The Poverty of Inspiration and the Richness of Want


There comes this strange time in the growth of a business. You have hit your stride. You are building momentum. Things are starting to make sense. The time has come to grow but you can't because the resources you have available do not match up to the need in your vision. When your side gig becomes your main squeeze there is no extra income. Every dollar I make I have to decide, is this dollar for me or does it go to the business? A growing business is a hungry baby and a good business is always growing. While I find this unimaginably frustrating, I have also come to see this as a boon. Bootstrapping is a cerebral art. There are never any easy answers. When you learn how to make do with what you have you distill what you are capable of. When there are no obvious solutions you are forced to come up with more unique answers. Answers that only you could have arrived at. A strong business is built with novel solutions rather than just following the well traveled path before it.

I can't begin to tell you how many times I've decided that I needed to buy a new piece of equipment in order to get something to work. Then I've gone on and figured out a better way to get by without it.

Here is a real life example. I'm ready to start producing bags. I've spent the time designing them. I've built the perfect bag in my head. I made a prototype. It works the way I wanted it to. When I tried to get them into production I discovered that hand-stitching the way I was hoping to do was not going to be feasible. I came to the obvious conclusion. I will have to buy an industrial sewing machine. But honestly, the money I'd have to spend on one could be used in a million different ways. A growing business is a hungry business. That also doesn't account for the investment of time and patience required to master the thing. Not to mention a machine stitched seam is not nearly as strong as one done by hand. So my lack of available resources has driven me to abandon that design and try to come up with a more novel approach.

I started to redesign the bag with no stitching.
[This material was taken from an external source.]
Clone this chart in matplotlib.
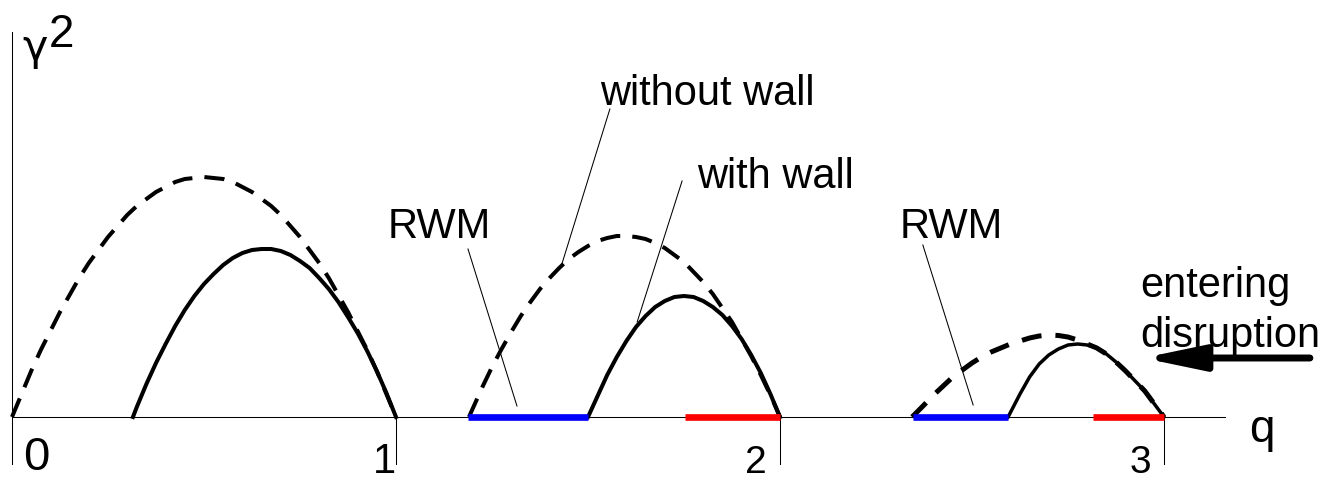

While I'd like to claim this concept as my own, I have to give credit to some of the forebears of leather working. Machined thread is a newer creation and stitchless bags are an old design. I had passed on this idea a long time ago because all the versions I've ever seen of it were really poorly made. In my head stitchless bag equals shoddy craftsmanship. With industrial scale stitching out of the question I took another look at the design. I began to see ways to improve it. I began to see how easy it would be to repair over time. How nice of a shape it makes when it comes together. How it makes a stronger seem than one that is stitched. So now I have a better bag. I truly feel that it is a much better design than what I was trying to push into production before. More importantly it is held together by a bunch of novel little solutions I was forced to come up with. Little novel solutions that will make the design my own. If I had the resources that I wanted I'd be machine stitching bags at this very moment. Yes I'd have a finished product, but it probably wouldn't be very interesting. I'd have spent all that time and money to create something just like everyone else.

So next time you feel the like the only way to grow your business is to make a big investment take time to decide what type of investment you are going to make. Are you going to throw some money at it for a quick fix or can you tap into the resources you already have and come up with something better? Sometimes the really valuable answer requires an investment that you must make of yourself.